* [What to do]:
Check each line of the data below for the word "this", then extract the ones that have it.

## Begin

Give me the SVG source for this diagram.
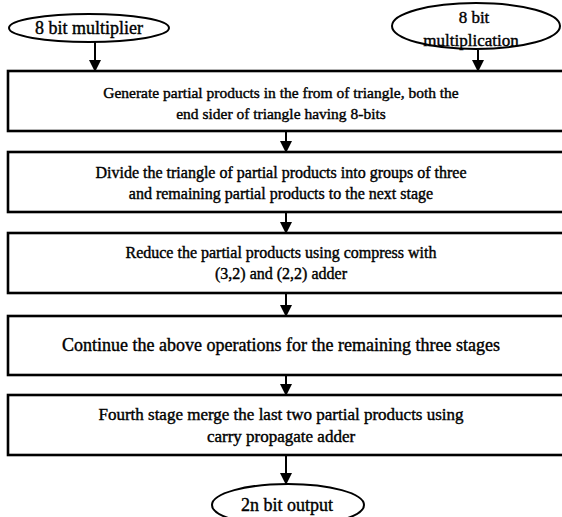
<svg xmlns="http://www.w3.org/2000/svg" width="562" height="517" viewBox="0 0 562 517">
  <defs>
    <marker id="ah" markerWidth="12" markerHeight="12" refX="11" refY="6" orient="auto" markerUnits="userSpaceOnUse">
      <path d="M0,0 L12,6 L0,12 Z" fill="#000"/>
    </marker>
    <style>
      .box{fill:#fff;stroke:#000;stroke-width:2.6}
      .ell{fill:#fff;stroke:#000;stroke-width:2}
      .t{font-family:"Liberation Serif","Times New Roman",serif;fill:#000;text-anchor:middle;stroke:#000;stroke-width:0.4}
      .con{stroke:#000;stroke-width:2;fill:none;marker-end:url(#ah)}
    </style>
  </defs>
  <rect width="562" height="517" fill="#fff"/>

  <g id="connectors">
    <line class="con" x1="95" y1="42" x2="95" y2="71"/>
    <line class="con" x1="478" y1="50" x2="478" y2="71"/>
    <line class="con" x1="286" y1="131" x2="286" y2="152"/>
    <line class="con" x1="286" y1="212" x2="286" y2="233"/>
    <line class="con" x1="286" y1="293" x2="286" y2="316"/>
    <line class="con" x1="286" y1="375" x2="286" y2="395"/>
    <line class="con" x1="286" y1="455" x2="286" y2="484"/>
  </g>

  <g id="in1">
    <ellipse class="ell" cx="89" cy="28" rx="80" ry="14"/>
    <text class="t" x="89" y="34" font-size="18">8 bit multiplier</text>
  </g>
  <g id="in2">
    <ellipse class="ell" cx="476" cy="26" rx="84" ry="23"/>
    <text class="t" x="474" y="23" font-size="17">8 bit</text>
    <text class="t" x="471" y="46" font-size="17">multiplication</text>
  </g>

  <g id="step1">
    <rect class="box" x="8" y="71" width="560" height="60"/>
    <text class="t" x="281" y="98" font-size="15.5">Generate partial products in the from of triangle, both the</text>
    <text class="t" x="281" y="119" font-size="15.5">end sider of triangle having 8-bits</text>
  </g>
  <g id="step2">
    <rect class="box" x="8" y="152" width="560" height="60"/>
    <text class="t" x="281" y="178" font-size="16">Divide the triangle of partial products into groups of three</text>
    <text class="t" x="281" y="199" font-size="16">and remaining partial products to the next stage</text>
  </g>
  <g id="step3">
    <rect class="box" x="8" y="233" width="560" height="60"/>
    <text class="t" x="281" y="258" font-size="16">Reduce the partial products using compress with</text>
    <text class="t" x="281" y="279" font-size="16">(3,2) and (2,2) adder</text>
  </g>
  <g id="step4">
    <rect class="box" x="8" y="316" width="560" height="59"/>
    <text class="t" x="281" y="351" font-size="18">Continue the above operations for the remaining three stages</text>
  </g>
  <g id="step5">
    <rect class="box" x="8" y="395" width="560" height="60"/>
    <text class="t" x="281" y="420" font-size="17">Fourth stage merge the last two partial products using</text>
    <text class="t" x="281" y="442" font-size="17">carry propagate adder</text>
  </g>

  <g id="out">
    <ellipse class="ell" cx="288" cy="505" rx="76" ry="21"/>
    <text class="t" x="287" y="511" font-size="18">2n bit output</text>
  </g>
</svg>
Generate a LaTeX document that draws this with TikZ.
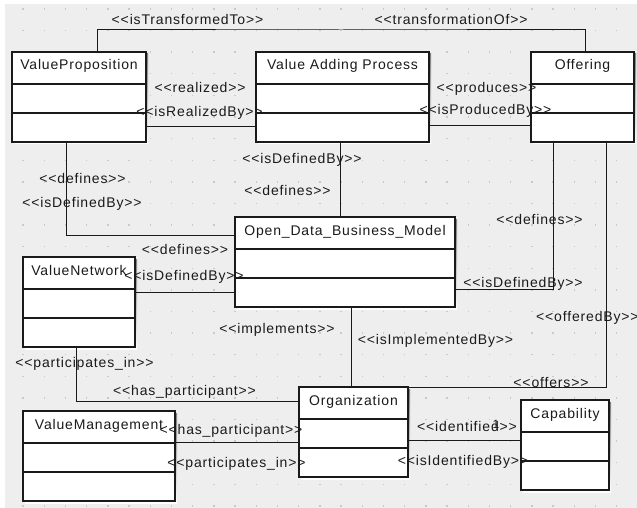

## End

* [Correct result]:
Give me the SVG source for this diagram.
Generate a LaTeX document that draws this with TikZ.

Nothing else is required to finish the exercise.